"""

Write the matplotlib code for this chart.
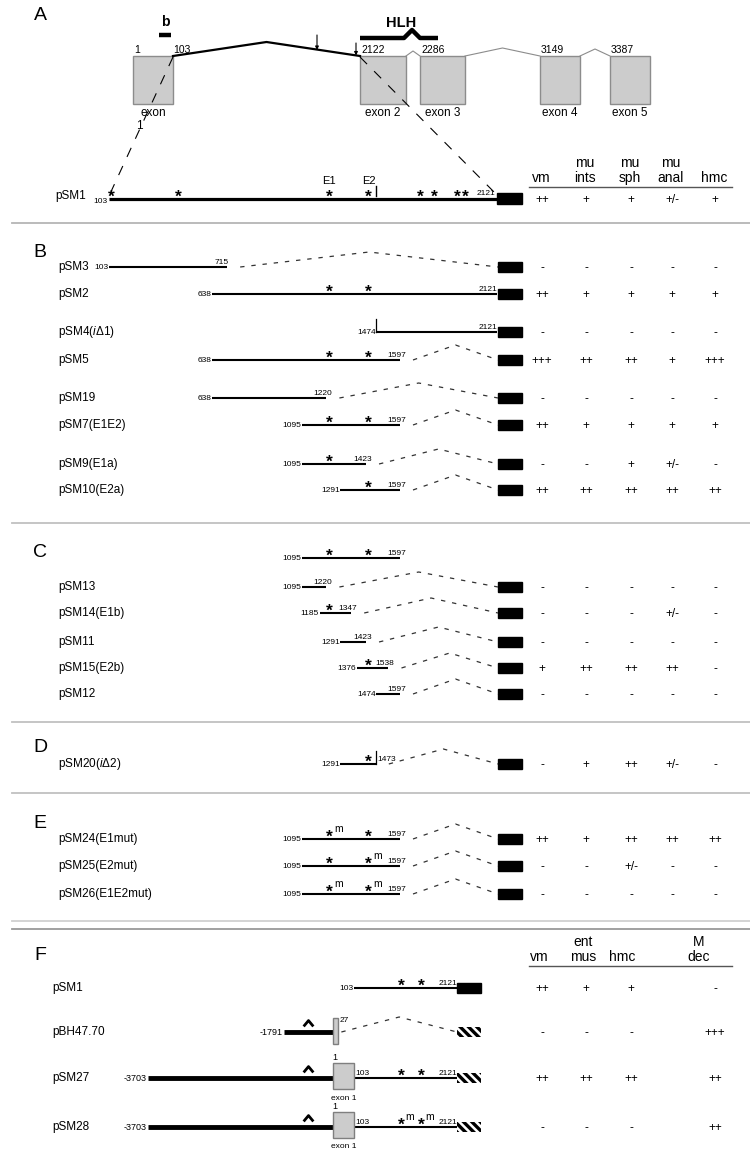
import numpy as np
import matplotlib
matplotlib.use('Agg')
import matplotlib.pyplot as plt
from matplotlib.patches import Rectangle
from matplotlib.path import Path

plt.rcParams['font.family'] = ['Liberation Sans', 'DejaVu Sans']
plt.rcParams['mathtext.fontset'] = 'custom'
plt.rcParams['mathtext.rm'] = 'Liberation Sans'
plt.rcParams['mathtext.it'] = 'Liberation Sans:italic'
plt.rcParams['hatch.linewidth'] = 2.4

# ------------------------------------------------------------------ data
E1, E2 = 1235, 1437                      # E-box positions (bp)

# A: gene model
exon_labels = ['exon', 'exon 2', 'exon 3', 'exon 4', 'exon 5']
exon_start_labels = ['1', '2122', '2286', '3149', '3387']
exon1_end_label = '103'
ebox_pSM1 = [113, 461, E1, E2, 1705, 1781, 1905, 1948]
tissues_A = ['vm', 'mu\nints', 'mu\nsph', 'mu\nanal', 'hmc']
expr_pSM1 = ['++', '+', '+', '+/-', '+']

# B
names_B = ['pSM3', 'pSM2', r'pSM4($\mathit{i\Delta}$1)', 'pSM5', 'pSM19',
           'pSM7(E1E2)', 'pSM9(E1a)', 'pSM10(E2a)']
starts_B = [103, 638, 1474, 638, 638, 1095, 1095, 1291]
ends_B = [715, 2121, 2121, 1597, 1220, 1597, 1423, 1597]
stars_B = [[], [E1, E2], [], [E1, E2], [], [E1, E2], [E1], [E2]]
ticks_B = [None, None, 1474, None, None, None, None, None]
expr_B = [['-', '-', '-', '-', '-'],
          ['++', '+', '+', '+', '+'],
          ['-', '-', '-', '-', '-'],
          ['+++', '++', '++', '+', '+++'],
          ['-', '-', '-', '-', '-'],
          ['++', '+', '+', '+', '+'],
          ['-', '-', '+', '+/-', '-'],
          ['++', '++', '++', '++', '++']]

# C
region_C = (1095, 1597)
names_C = ['pSM13', 'pSM14(E1b)', 'pSM11', 'pSM15(E2b)', 'pSM12']
starts_C = [1095, 1185, 1291, 1376, 1474]
ends_C = [1220, 1347, 1423, 1538, 1597]
stars_C = [[], [E1], [], [E2], []]
expr_C = [['-', '-', '-', '-', '-'],
          ['-', '-', '-', '+/-', '-'],
          ['-', '-', '-', '-', '-'],
          ['+', '++', '++', '++', '-'],
          ['-', '-', '-', '-', '-']]

# D
names_D = [r'pSM20($\mathit{i\Delta}$2)']
starts_D = [1291]
ends_D = [1473]
stars_D = [[E2]]
ticks_D = [1473]
expr_D = [['-', '+', '++', '+/-', '-']]

# E
names_E = ['pSM24(E1mut)', 'pSM25(E2mut)', 'pSM26(E1E2mut)']
starts_E = [1095, 1095, 1095]
ends_E = [1597, 1597, 1597]
stars_E = [[E1, E2], [E1, E2], [E1, E2]]
muts_E = [[E1], [E2], [E1, E2]]
expr_E = [['++', '+', '++', '++', '++'],
          ['-', '-', '+/-', '-', '-'],
          ['-', '-', '-', '-', '-']]

# F
tissues_F = ['vm', 'ent\nmus', 'hmc', 'M\ndec']
names_F = ['pSM1', 'pBH47.70', 'pSM27', 'pSM28']
upstream_F = [None, -1791, -3703, -3703]
exon1_F = [None, 27, 103, 103]
coding_F = [(103, 2121), None, (103, 2121), (103, 2121)]
muts_F = [[], [], [], [E1, E2]]
caret_bp = -913
expr_F = [['++', '+', '+', '-'],
          ['-', '-', '-', '+++'],
          ['++', '++', '++', '++'],
          ['-', '-', '-', '++']]

# ------------------------------------------------------------------ layout
main_bp = [103, 638, 1095, 1597, 2121]
main_px = [109, 212, 302, 400, 497]
F_bp = [-3703, -1791, 1, 103, E1, E2, 2121]
F_px = [148, 284, 333, 354, 401, 421, 457]
gene_slots = [(133, 40), (360, 46), (420, 45), (540, 40), (610, 40)]
cols_AE = [542, 586, 631, 672, 715]
cols_F = [542, 586, 631, 715]
headF_x = [539, 583, 622, 699]
rows_B = [267, 294, 332, 360, 398, 425, 464, 490]
row_Chead = 558
rows_C = [587, 613, 642, 668, 694]
rows_D = [764]
rows_E = [839, 866, 894]
rows_F = [988, 1032, 1078, 1127]
BOX_X, BOX_W = 498, 24
LABEL_X = 58

def sx(bp):
    return float(np.interp(bp, main_bp, main_px))

def fx(bp):
    return float(np.interp(bp, F_bp, F_px))

fig = plt.figure(figsize=(7.5, 11.51), dpi=100)
ax = fig.add_axes([0, 0, 1, 1])
ax.set_xlim(0, 750)
ax.set_ylim(1151, 0)
ax.axis('off')

DASH = (0, (3.5, 5.5))
VAL_FS = 8.5

def star(x, y, mut=False):
    ax.text(x, y + 3, '*', ha='center', va='baseline', fontsize=12.5,
            fontweight='bold')
    if mut:
        ax.text(x + 4.5, y - 10, 'm', ha='left', va='center', fontsize=7.5)

def splice(x0, y, x1):
    xm = (x0 + x1) / 2
    ax.plot([x0, xm, x1], [y, y - 15, y], color='#333333', lw=0.9,
            linestyle=DASH)

def values(y, vals, cols):
    for v, c in zip(vals, cols):
        ax.text(c, y + 1, v, ha='center', va='center', fontsize=VAL_FS)

def construct(y, name, start, end, stars, vals, tick=None, muts=(),
              show_box=True, lw=1.5):
    if name:
        ax.text(LABEL_X, y, name, ha='left', va='center', fontsize=8.5)
    xs, xe = sx(start), sx(end)
    ax.text(xs - 0.5, y + 0.5, str(start), ha='right', va='center', fontsize=6)
    ax.plot([xs, xe], [y, y], color='black', lw=lw, solid_capstyle='butt')
    if end == 2121:
        ax.text(xe, y - 1, str(end), ha='right', va='bottom', fontsize=6)
    elif tick is not None and tick == end:
        ax.text(xe + 2, y - 1, str(end), ha='left', va='bottom', fontsize=6)
    else:
        ax.text(xe - 13, y - 1, str(end), ha='left', va='bottom', fontsize=6)
    for s in stars:
        star(sx(s), y, s in muts)
    if tick is not None:
        ax.plot([sx(tick)] * 2, [y - 13, y], color='black', lw=0.9)
    if show_box:
        if end != 2121:
            splice(xe + 13, y, BOX_X)
        ax.add_patch(Rectangle((BOX_X, y - 5), BOX_W, 10, color='black'))
        values(y, vals, cols_AE)

# ------------------------------------------------------------------ separators
for ysep, col in [(223, '#b5b5b5'), (523, '#c0c0c0'), (722, '#c0c0c0'),
                  (793, '#c0c0c0'), (921, '#d0d0d0'), (929, '#999999')]:
    ax.plot([12, 750], [ysep, ysep], color=col, lw=1.3)

for letter, ly in zip('ABCDEF', [15, 252, 552, 747, 823, 955]):
    ax.text(40, ly, letter, ha='center', va='center', fontsize=14)

# ------------------------------------------------------------------ A: gene model
top, bot = 56, 104
for (x0, w), lab, st in zip(gene_slots, exon_labels, exon_start_labels):
    ax.add_patch(Rectangle((x0, top), w, bot - top, facecolor='#cccccc',
                           edgecolor='#8c8c8c', lw=1))
    ax.text(x0 + w / 2, 113, lab, ha='center', va='center', fontsize=8.5)
    ax.text(x0 + 1, top - 1, st, ha='left', va='bottom', fontsize=7.5)
ax.text(gene_slots[0][0] + 6, 126, '1', ha='center', va='center', fontsize=8.5)
e1_right = gene_slots[0][0] + gene_slots[0][1]
ax.text(e1_right, top - 1, exon1_end_label, ha='left', va='bottom', fontsize=7.5)

# intron 1 (bold) and other introns (thin grey)
e2_left = gene_slots[1][0]
ax.plot([e1_right, (e1_right + e2_left) / 2, e2_left], [top, 42, top],
        color='black', lw=1.6)
for (xa, wa), (xb, wb), pk in zip(gene_slots[1:-1], gene_slots[2:], [5, 8, 7]):
    r = xa + wa
    ax.plot([r, (r + xb) / 2, xb], [top, top - pk, top], color='#8c8c8c', lw=0.8)

# arrows on intron 1
for xa_, y0, y1 in [(317, 35, 50), (356, 43, 55.5)]:
    ax.annotate('', xy=(xa_, y1), xytext=(xa_, y0),
                arrowprops=dict(arrowstyle='-|>', lw=0.8, color='black',
                                mutation_scale=5, shrinkA=0, shrinkB=0))

# b and HLH domains
ax.plot([159, 171], [35, 35], color='black', lw=3.2, solid_capstyle='butt')
ax.text(165, 22, 'b', ha='center', va='center', fontsize=10, fontweight='bold')
ax.plot([360, 404, 412, 420, 438], [38, 38, 30, 38, 38], color='black', lw=3.2,
        solid_capstyle='butt')
ax.text(401, 23, 'HLH', ha='center', va='center', fontsize=10.5,
        fontweight='bold')

# zoom lines from gene model to pSM1
ax.plot([e1_right, sx(103)], [top + 1, 196], color='black', lw=0.8,
        linestyle=(0, (9, 9)))
ax.plot([e2_left, sx(2121)], [top + 1, 195], color='black', lw=0.8,
        linestyle=(0, (9, 9)))

# pSM1 row
yA = 199
ax.text(55, yA - 3, 'pSM1', ha='left', va='center', fontsize=8.5)
ax.text(93, yA + 2, '103', ha='left', va='center', fontsize=6)
ax.plot([sx(103), sx(2121)], [yA, yA], color='black', lw=2.3,
        solid_capstyle='butt')
for s in ebox_pSM1:
    star(sx(s), yA)
ax.text(sx(E1), 181, 'E1', ha='center', va='center', fontsize=8)
ax.text(sx(E2), 181, 'E2', ha='center', va='center', fontsize=8)
ax.plot([sx(1474)] * 2, [186, 196], color='black', lw=1)
ax.text(sx(2121) - 2, yA - 2, '2121', ha='right', va='bottom', fontsize=6)
ax.add_patch(Rectangle((BOX_X - 1, yA - 6), BOX_W + 1, 11, color='black'))
values(yA, expr_pSM1, cols_AE)

# table header A
for c, t in zip(cols_AE, tissues_A):
    ax.text(c - 1, 185, t, ha='center', va='bottom', fontsize=10,
            linespacing=1.05)
ax.plot([529, 732], [187, 187], color='#555555', lw=1)

# ------------------------------------------------------------------ B
for y, n, s, e, st, tk, v in zip(rows_B, names_B, starts_B, ends_B, stars_B,
                                 ticks_B, expr_B):
    construct(y, n, s, e, st, v, tick=tk)

# ------------------------------------------------------------------ C
construct(row_Chead, None, region_C[0], region_C[1], [E1, E2], None,
          show_box=False)
for y, n, s, e, st, v in zip(rows_C, names_C, starts_C, ends_C, stars_C, expr_C):
    construct(y, n, s, e, st, v)

# ------------------------------------------------------------------ D
for y, n, s, e, st, tk, v in zip(rows_D, names_D, starts_D, ends_D, stars_D,
                                 ticks_D, expr_D):
    construct(y, n, s, e, st, v, tick=tk)

# ------------------------------------------------------------------ E
for y, n, s, e, st, m, v in zip(rows_E, names_E, starts_E, ends_E, stars_E,
                                muts_E, expr_E):
    construct(y, n, s, e, st, v, muts=m)

# ------------------------------------------------------------------ F
for c, t in zip(headF_x, tissues_F):
    ax.text(c, 964, t, ha='center', va='bottom', fontsize=10, linespacing=1.05)
ax.plot([529, 732], [966, 966], color='#555555', lw=1)

caret = Path([(-1, -0.6), (0, 0.6), (1, -0.6)],
             [Path.MOVETO, Path.LINETO, Path.LINETO])

for y, n, up, ex1, cod, m, v in zip(rows_F, names_F, upstream_F, exon1_F,
                                    coding_F, muts_F, expr_F):
    ax.text(52, y, n, ha='left', va='center', fontsize=8.5)
    if up is not None:
        ax.text(fx(up) - 1, y + 0.5, str(up), ha='right', va='center',
                fontsize=6.5)
        ax.plot([fx(up), fx(1)], [y, y], color='black', lw=3.5,
                solid_capstyle='butt')
        ax.plot([fx(caret_bp)], [y - 9], marker=caret, markersize=7,
                mfc='none', mec='black', mew=2.0, color='black')
    if ex1 is not None:
        x0, x1 = fx(1), fx(ex1)
        if ex1 == 103:
            ax.add_patch(Rectangle((x0, y - 15), x1 - x0, 26, facecolor='#cccccc',
                                   edgecolor='#7f7f7f', lw=1, zorder=3))
            ax.text(x0 + 2, y - 16, '1', ha='center', va='bottom', fontsize=6.5)
            ax.text((x0 + x1) / 2, y + 20, 'exon 1', ha='center', va='center',
                    fontsize=6)
        else:
            ax.add_patch(Rectangle((x0, y - 14), x1 - x0, 26, facecolor='#cccccc',
                                   edgecolor='#7f7f7f', lw=1, zorder=3))
            ax.text(x1 + 1, y - 12, str(ex1), ha='left', va='center',
                    fontsize=6)
    if cod is not None:
        cs, ce = cod
        if up is None:
            ax.text(fx(cs) - 1, y + 0.5, str(cs), ha='right', va='center',
                    fontsize=6)
        else:
            ax.text(fx(cs) + 1, y - 1, str(cs), ha='left', va='bottom',
                    fontsize=6)
        ax.plot([fx(cs), fx(ce)], [y, y], color='black', lw=1.5,
                solid_capstyle='butt')
        ax.text(fx(ce), y - 1, str(ce), ha='right', va='bottom', fontsize=6)
        for s in (E1, E2):
            star(fx(s), y, s in m)
    else:
        splice(fx(ex1) + 3, y, fx(2121))
    if up is None:
        ax.add_patch(Rectangle((fx(2121), y - 5), 24, 10, color='black'))
    else:
        ax.add_patch(Rectangle((fx(2121), y - 5), 24, 10, facecolor='white',
                               edgecolor='black', hatch='\\\\\\\\', lw=0))
    values(y, v, cols_F)

fig.savefig('out.png', dpi=100)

"""

__Exercise__:
Exactly reproduce the run of lines from the start of the listing through the line with "plt.rcParams['hatch.linewidth'] = 2.4", inclusive; pictures are not copied.

__Task output__:
Write the matplotlib code for this chart.
import numpy as np
import matplotlib
matplotlib.use('Agg')
import matplotlib.pyplot as plt
from matplotlib.patches import Rectangle
from matplotlib.path import Path

plt.rcParams['font.family'] = ['Liberation Sans', 'DejaVu Sans']
plt.rcParams['mathtext.fontset'] = 'custom'
plt.rcParams['mathtext.rm'] = 'Liberation Sans'
plt.rcParams['mathtext.it'] = 'Liberation Sans:italic'
plt.rcParams['hatch.linewidth'] = 2.4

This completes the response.